I first tried to run the example mentioned in this blog post using
PVS-SBCL, but it had some bug that prevented the proof from getting
completed (the '(forward-chain -)' wouldn't go through).
But PVS-Allegro had no problem with it.
Maybe the Allegro version gets more priority in the PVS development process.
Anyway, now I use the Allegro version. Still would've liked to try SBCL version when it gets fixed though.
The 2015 Hollywood film Martian shows PVS running on a computer on multiple occasions. Shankar had mentioned this during his session and I later found out a web-page that talks about it:
As evinced by the NASA PVS library, PVS enjoys some popularity at NASA. Yet PVS is not a tool meant to be used in space. But it can help in making sure that the stuff being sent to space would work as it is meant to be by verifying their designs.
Proof goals are sequents (a la Gentzen's sequent calculus).
Sequents are 'conditional tautologies'. Could think of them as formulas which are true only if some conditions are satisfied.
Sequents are usually represented like
A₁, A₂, ..., Aₙ
-----------------
B₁, B₂, ..., Bₘ
or equivalently, like
A₁, A₂, ..., Aₙ ⊢ B₁, B₂, ..., Bₘ
This means that if all the Aᵢ-s are true, then at least one of the Bᵢ-s must be true.
A₁ ∧ A₂ ∧ ... ∧ Aₙ ⊢ B₁ ∨ B₂ ∨ ... ∨ Bₘ
The Aᵢ-s are the antecedents and the Bᵢ-s are the consequents.
Both groups may simply be thought as formulas.
⎫
⎫ ⎮
A₁, A₂, ..., Aₙ ⎬ antecedents ⎮
⎭ ⎮
----------------- ⎬ sequent
⎫ ⎮
B₁, B₂, ..., Bₘ ⎬ consequents ⎮
⎭ ⎮
⎭
A sequent without antecedents is always true.

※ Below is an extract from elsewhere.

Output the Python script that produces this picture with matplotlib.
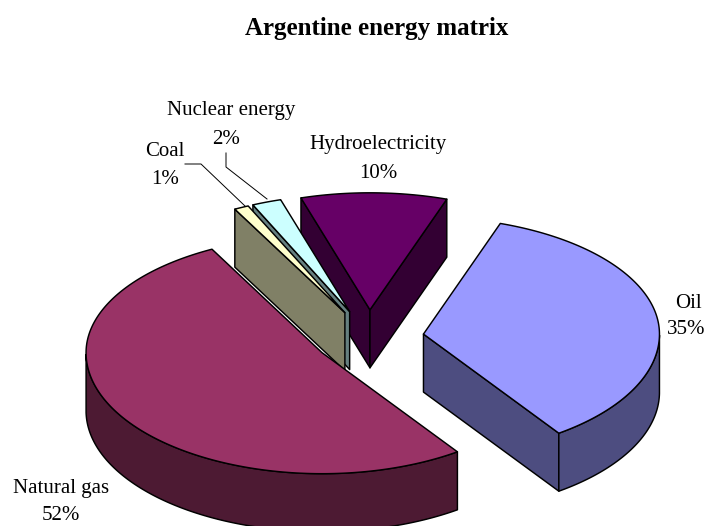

For example,
⊢ M is always true (sort of an unconditional
tautology).
In PVS, a sequent looks like ¹¹
{-1} A1
{-2} A2
.
.
[-n] An
|-------
{1} B1
[2] B2
.
.
{-m} Bm
The antecedents (with negative numbering) appear above the line whereas the consequents (with positive numbers) show up under the line.
The numbers are used to name the forumlas.
Newly introduced formulas have their number enclosed within curly braces. And those formulas which were there in a parent goal itself have their number surrounded by square brackets.